Sometimes people wonder whether Suzhou should strive to be more “international” and find a louder cultural voice. But as a traveler who found home and cultural roots here, I think Suzhou’s whisper is exactly its strength. Through infrastructure, public life, and culture, it refines rather than declares. The world may not yet recognize it, but Suzhou continues to shape the language of grace from beneath the surface. As a solid axis, Suzhou's story needs no louder megaphone; it needs translators who carry its whisper far.

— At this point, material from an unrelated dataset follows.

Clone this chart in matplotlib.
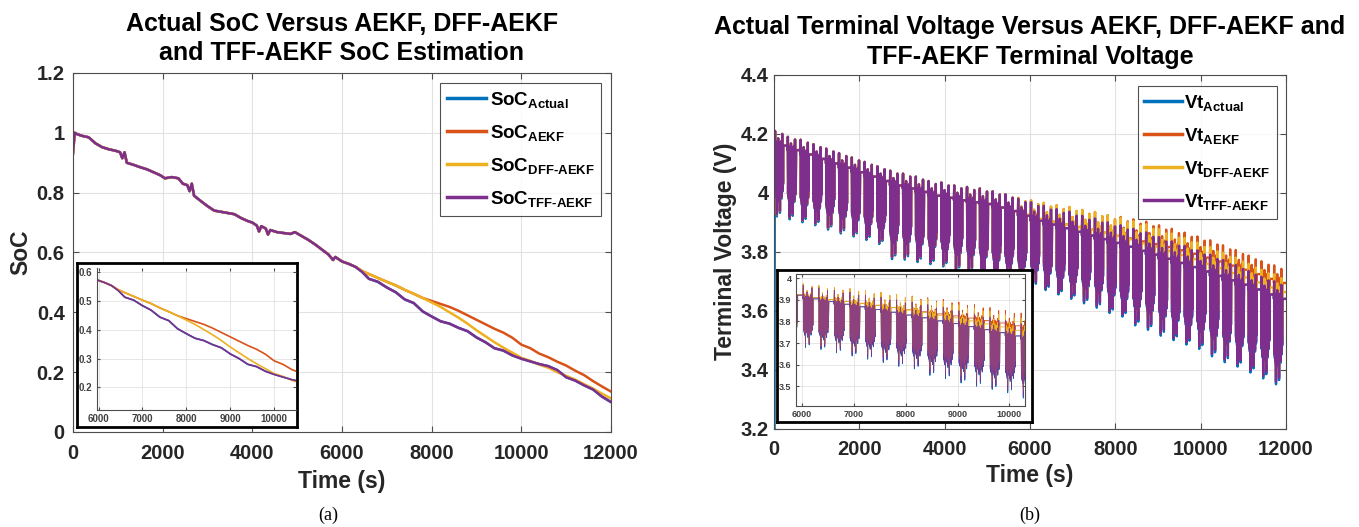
import matplotlib
matplotlib.use("Agg")
import matplotlib.pyplot as plt

plt.rcParams['font.family'] = ['Liberation Sans', 'DejaVu Sans']
plt.rcParams['mathtext.fontset'] = 'custom'
plt.rcParams['mathtext.rm'] = 'Liberation Sans:bold'
plt.rcParams['mathtext.bf'] = 'Liberation Sans:bold'
plt.rcParams['mathtext.it'] = 'Liberation Sans:bold'

# MATLAB default line colours
c_actual = "#0072BD"
c_aekf = "#D95319"
c_dff = "#EDB120"
c_tff = "#7E2F8E"

# ---------------- SoC data ----------------
soc_time_common = [0, 40, 100, 200, 350, 500, 650, 800, 950, 1050, 1100, 1150, 1200, 1350, 1500,
                   1650, 1800, 1950, 2050, 2200, 2350, 2450, 2550, 2600, 2650, 2700, 2850, 3000,
                   3150, 3300, 3450, 3600, 3750, 3900, 4000, 4100, 4150, 4200, 4300, 4350, 4400,
                   4550, 4700, 4850, 4950, 5100, 5250, 5400, 5550, 5700, 5800, 5850, 6000, 6150, 6300]
soc_common = [1.000, 1.000, 0.995, 0.990, 0.985, 0.965, 0.952, 0.945, 0.940, 0.935, 0.915, 0.935,
              0.900, 0.893, 0.885, 0.878, 0.868, 0.858, 0.848, 0.852, 0.848, 0.830, 0.825, 0.805,
              0.830, 0.790, 0.772, 0.755, 0.740, 0.736, 0.732, 0.728, 0.715, 0.705, 0.700, 0.690,
              0.670, 0.688, 0.680, 0.660, 0.675, 0.668, 0.665, 0.662, 0.668, 0.655, 0.642, 0.627,
              0.610, 0.593, 0.575, 0.585, 0.570, 0.562, 0.552]
soc_est_start = 0.93

soc_time_tail = [6450, 6600, 6800, 7000, 7200, 7400, 7600, 7800, 8000, 8200, 8400, 8600, 8800,
                 9000, 9200, 9400, 9600, 9800, 10000, 10200, 10400, 10600, 10800, 11000, 11200,
                 11400, 11600, 11800, 12000]
soc_actual_tail = [0.535, 0.512, 0.502, 0.483, 0.467, 0.443, 0.431, 0.403, 0.386, 0.370, 0.362,
                   0.348, 0.337, 0.316, 0.300, 0.280, 0.272, 0.256, 0.245, 0.236, 0.227, 0.220,
                   0.207, 0.183, 0.172, 0.156, 0.142, 0.118, 0.100]
soc_dff_tail = [0.538, 0.528, 0.515, 0.502, 0.490, 0.475, 0.462, 0.448, 0.433, 0.418, 0.400,
                0.382, 0.362, 0.340, 0.320, 0.300, 0.282, 0.265, 0.248, 0.238, 0.225, 0.215,
                0.200, 0.188, 0.175, 0.160, 0.145, 0.128, 0.112]
soc_aekf_tail = [0.538, 0.528, 0.515, 0.502, 0.490, 0.475, 0.462, 0.448, 0.438, 0.428, 0.418,
                 0.405, 0.390, 0.375, 0.360, 0.345, 0.332, 0.315, 0.292, 0.280, 0.262, 0.250,
                 0.235, 0.222, 0.205, 0.190, 0.170, 0.152, 0.135]

# ---------------- Terminal voltage data (one entry per pulse cycle) ----------------
cycle_period = 300
cycle_offset = 20
vt_peak = [4.21, 4.19, 4.18, 4.165, 4.15, 4.135, 4.12, 4.105, 4.09, 4.075, 4.065, 4.055, 4.04,
           4.035, 4.025, 4.02, 4.015, 4.005, 3.995, 3.98, 3.968, 3.956, 3.945, 3.936, 3.922,
           3.913, 3.90, 3.89, 3.878, 3.866, 3.85, 3.835, 3.82, 3.805, 3.79, 3.772, 3.755, 3.735,
           3.715, 3.70]
vt_top = [4.16, 4.145, 4.13, 4.115, 4.10, 4.085, 4.07, 4.055, 4.04, 4.025, 4.015, 4.003, 3.99,
          3.983, 3.975, 3.968, 3.962, 3.95, 3.938, 3.922, 3.905, 3.892, 3.88, 3.868, 3.855,
          3.843, 3.83, 3.817, 3.803, 3.79, 3.776, 3.762, 3.748, 3.733, 3.718, 3.703, 3.688,
          3.672, 3.655, 3.64]
vt_low = [3.92, 3.91, 3.90, 3.89, 3.875, 3.862, 3.852, 3.84, 3.826, 3.775, 3.773, 3.765, 3.758,
          3.75, 3.735, 3.728, 3.72, 3.71, 3.70, 3.69, 3.68, 3.67, 3.655, 3.64, 3.625, 3.61,
          3.592, 3.58, 3.55, 3.535, 3.515, 3.50, 3.485, 3.47, 3.445, 3.425, 3.41, 3.39, 3.37,
          3.35]
vt_dff_shift = [0] * 19 + [0.003, 0.006, 0.010, 0.013, 0.016, 0.020, 0.022, 0.024, 0.025,
                           0.026, 0.027, 0.027, 0.027, 0.027, 0.026, 0.026, 0.025, 0.025,
                           0.024, 0.024, 0.023]
vt_aekf_shift = [0] * 19 + [0.003, 0.006, 0.010, 0.013, 0.016, 0.020, 0.022, 0.024, 0.028,
                            0.032, 0.036, 0.040, 0.043, 0.045, 0.047, 0.049, 0.050, 0.051,
                            0.052, 0.053, 0.054]
vt_no_shift = [0] * 40
# shape of one current-pulse cycle: negative = spike above rest level, positive = dip depth
pulse_phase = [0.00, 0.02, 0.04, 0.06, 0.08, 0.10, 0.12, 0.14, 0.16, 0.18, 0.20, 0.22, 0.24,
               0.26, 0.28, 0.30, 0.32, 0.34, 0.36, 0.38, 0.40, 0.42, 0.44, 0.46, 0.48, 0.50,
               0.52, 0.54, 0.56, 0.58, 0.60, 0.62, 0.64, 0.66, 1.00]
pulse_depth = [0.0, -1.0, 0.65, -0.3, 0.7, -0.1, 0.75, 0.05, 1.0, -0.2, 0.7, 0.0, 0.65, -0.5,
               0.75, 0.05, 0.8, -0.2, 0.7, 0.1, 0.95, -0.1, 0.65, 0.05, 0.7, -0.3, 0.75, 0.1,
               0.6, -0.8, 0.65, 0.0, 0.55, 0.0, 0.0]
vt_actual_start = [3.19, 4.0]

soc_ticks = [0, 0.2, 0.4, 0.6, 0.8, 1.0, 1.2]
soc_ticklabels = ["0", "0.2", "0.4", "0.6", "0.8", "1", "1.2"]
vt_ticks = [3.2, 3.4, 3.6, 3.8, 4.0, 4.2, 4.4]
vt_ticklabels = ["3.2", "3.4", "3.6", "3.8", "4", "4.2", "4.4"]
time_ticks = [0, 2000, 4000, 6000, 8000, 10000, 12000]
inset_time_ticks = [6000, 7000, 8000, 9000, 10000]
inset_soc_ticks = [0.2, 0.3, 0.4, 0.5, 0.6]
inset_vt_ticks = [3.5, 3.6, 3.7, 3.8, 3.9, 4.0]
inset_vt_ticklabels = ["3.5", "3.6", "3.7", "3.8", "3.9", "4"]


def build_vt(top, peak, low, shift, tail=1.0):
    """Repeats the pulse shape once per cycle using that cycle's levels."""
    t, v = [], []
    for k in range(len(top)):
        t0 = cycle_offset + k * cycle_period
        for ph, d in zip(pulse_phase, pulse_depth):
            t.append(t0 + ph * cycle_period)
            if d < 0:
                v.append(top[k] + shift[k] - d * (peak[k] - top[k]))
            else:
                v.append(top[k] + shift[k] - d * tail * (top[k] - low[k]))
    return t, v


def style_axes(ax, fs, grid_lw=0.8):
    ax.grid(True, color="#e2e2e2", lw=grid_lw)
    ax.set_axisbelow(True)
    ax.tick_params(direction="in", top=True, right=True, length=4, width=0.8,
                   color="#4d4d4d", labelcolor="#262626", labelsize=fs)
    for s in ax.spines.values():
        s.set_color("#4d4d4d")
        s.set_linewidth(0.8)


def inset_frame(rect):
    box = fig.add_axes(rect)
    box.set_xticks([])
    box.set_yticks([])
    for s in box.spines.values():
        s.set_color("black")
        s.set_linewidth(2.0)
    return box


soc_time = soc_time_common + soc_time_tail
soc_actual = soc_common + soc_actual_tail
soc_tff = [soc_est_start] + soc_common[1:] + soc_actual_tail
soc_dff = [soc_est_start] + soc_common[1:] + soc_dff_tail
soc_aekf = [soc_est_start] + soc_common[1:] + soc_aekf_tail

t_act, v_act = build_vt(vt_top, vt_peak, vt_low, vt_no_shift)
t_act = [15, 18] + t_act
v_act = vt_actual_start + v_act
t_tff, v_tff = build_vt(vt_top, vt_peak, vt_low, vt_no_shift, tail=0.97)
t_dff, v_dff = build_vt(vt_top, vt_peak, vt_low, vt_dff_shift, tail=0.97)
t_aekf, v_aekf = build_vt(vt_top, vt_peak, vt_low, vt_aekf_shift, tail=0.97)

fig = plt.figure(figsize=(13.59, 5.27), dpi=100)

# ---------------- (a) SoC ----------------
ax1 = fig.add_axes([0.0537, 0.1803, 0.3959, 0.6812])
ax1.plot(soc_time, soc_actual, color=c_actual, lw=1.8, label=r"SoC$_{\mathrm{Actual}}$")
ax1.plot(soc_time, soc_aekf, color=c_aekf, lw=1.8, label=r"SoC$_{\mathrm{AEKF}}$")
ax1.plot(soc_time, soc_dff, color=c_dff, lw=1.8, label=r"SoC$_{\text{DFF-AEKF}}$")
ax1.plot(soc_time, soc_tff, color=c_tff, lw=1.8, label=r"SoC$_{\text{TFF-AEKF}}$")
ax1.set_xlim(0, 12000)
ax1.set_ylim(0, 1.2)
ax1.set_xticks(time_ticks, [str(t) for t in time_ticks], fontweight="bold")
ax1.set_yticks(soc_ticks, soc_ticklabels, fontweight="bold")
style_axes(ax1, 14.5)
ax1.tick_params(axis="x", pad=9)
ax1.tick_params(axis="y", pad=6)
ax1.set_xlabel("Time (s)", fontsize=16.5, fontweight="bold", color="#262626", labelpad=5)
ax1.set_ylabel("SoC", fontsize=16.5, fontweight="bold", color="#262626", labelpad=3)
ax1.set_title("Actual SoC Versus AEKF, DFF-AEKF\nand TFF-AEKF SoC Estimation",
              fontsize=18, fontweight="bold", pad=9, linespacing=1.3)
leg1 = ax1.legend(loc="upper right", bbox_to_anchor=(601 / 1359, 1 - 83 / 527),
                  bbox_transform=fig.transFigure, borderaxespad=0, fancybox=False,
                  edgecolor="#262626", prop={"weight": "bold", "size": 13.5},
                  handlelength=2.1, handletextpad=0.2, labelspacing=0.7, borderpad=0.35)
leg1.get_frame().set_linewidth(0.8)
for line in leg1.get_lines():
    line.set_linewidth(2.5)

box1 = inset_frame([0.0567, 0.1898, 0.1619, 0.3112])
in1 = fig.add_axes([0.0712, 0.2220, 0.1467, 0.2694])
in1.plot(soc_time, soc_actual, color=c_actual, lw=1.2)
in1.plot(soc_time, soc_aekf, color=c_aekf, lw=1.2)
in1.plot(soc_time, soc_dff, color=c_dff, lw=1.2)
in1.plot(soc_time, soc_tff, color=c_tff, lw=1.2)
in1.set_xlim(5960, 10500)
in1.set_ylim(0.122, 0.613)
in1.set_xticks(inset_time_ticks, [str(t) for t in inset_time_ticks], fontweight="bold")
in1.set_yticks(inset_soc_ticks, [str(v) for v in inset_soc_ticks], fontweight="bold")
style_axes(in1, 7, grid_lw=0.6)
in1.tick_params(length=2, labelcolor="#404040", pad=3)
in1.spines["top"].set_visible(False)
in1.spines["right"].set_visible(False)

# ---------------- (b) Terminal voltage ----------------
ax2 = fig.add_axes([0.5695, 0.1869, 0.3767, 0.6708])
ax2.plot(t_act, v_act, color=c_actual, lw=1.7, label=r"Vt$_{\mathrm{Actual}}$")
ax2.plot(t_aekf, v_aekf, color=c_aekf, lw=1.7, label=r"Vt$_{\mathrm{AEKF}}$")
ax2.plot(t_dff, v_dff, color=c_dff, lw=1.7, label=r"Vt$_{\text{DFF-AEKF}}$")
ax2.plot(t_tff, v_tff, color=c_tff, lw=1.7, label=r"Vt$_{\text{TFF-AEKF}}$")
ax2.set_xlim(0, 12000)
ax2.set_ylim(3.2, 4.4)
ax2.set_xticks(time_ticks, [str(t) for t in time_ticks], fontweight="bold")
ax2.set_yticks(vt_ticks, vt_ticklabels, fontweight="bold")
style_axes(ax2, 14.5)
ax2.tick_params(axis="x", pad=8)
ax2.tick_params(axis="y", pad=4)
ax2.set_xlabel("Time (s)", fontsize=16.5, fontweight="bold", color="#262626", labelpad=4)
ax2.set_ylabel("Terminal Voltage (V)", fontsize=16.5, fontweight="bold", color="#262626",
               labelpad=2)
ax2.set_title("Actual Terminal Voltage Versus AEKF, DFF-AEKF and\nTFF-AEKF Terminal Voltage",
              fontsize=18, fontweight="bold", pad=8, linespacing=1.3)
leg2 = ax2.legend(loc="upper right", bbox_to_anchor=(1277 / 1359, 1 - 86 / 527),
                  bbox_transform=fig.transFigure, borderaxespad=0, fancybox=False,
                  edgecolor="#262626", prop={"weight": "bold", "size": 13.5},
                  handlelength=2.0, handletextpad=0.15, labelspacing=0.7, borderpad=0.35)
leg2.get_frame().set_linewidth(0.8)
for line in leg2.get_lines():
    line.set_linewidth(2.5)

box2 = inset_frame([0.5717, 0.1992, 0.1876, 0.2884])
in2 = fig.add_axes([0.5855, 0.2302, 0.1687, 0.2499])
in2.plot(t_act, v_act, color=c_actual, lw=0.6)
in2.plot(t_aekf, v_aekf, color=c_aekf, lw=0.6)
in2.plot(t_dff, v_dff, color=c_dff, lw=0.6)
in2.plot(t_tff, v_tff, color=c_tff, lw=0.6, alpha=0.85)
in2.set_xlim(5880, 10300)
in2.set_ylim(3.41, 4.02)
in2.set_xticks(inset_time_ticks, [str(t) for t in inset_time_ticks], fontweight="bold")
in2.set_yticks(inset_vt_ticks, inset_vt_ticklabels, fontweight="bold")
style_axes(in2, 6.5, grid_lw=0.6)
in2.tick_params(length=2, labelcolor="#404040", pad=3)

fig.text(328 / 1359, 1 - 515 / 527, "(a)", family="Liberation Serif", fontsize=13,
         ha="center", va="center")
fig.text(1030 / 1359, 1 - 515 / 527, "(b)", family="Liberation Serif", fontsize=13,
         ha="center", va="center")

fig.savefig("out.png", dpi=100, facecolor="white")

Standing by a canal at dusk with the smell of rain drifting from roof tiles, I feel what this city has always taught me: belonging can exist between movement and stillness, tradition and invention, and root and horizon. To live in Suzhou, or to carry it in one’s memory, is to engage with the axis and dwell in between: quietly, completely, experiencing care and giving care, without ever needing to leave or arrive. For now, and perhaps always, this is enough: a city thriving precisely as it is.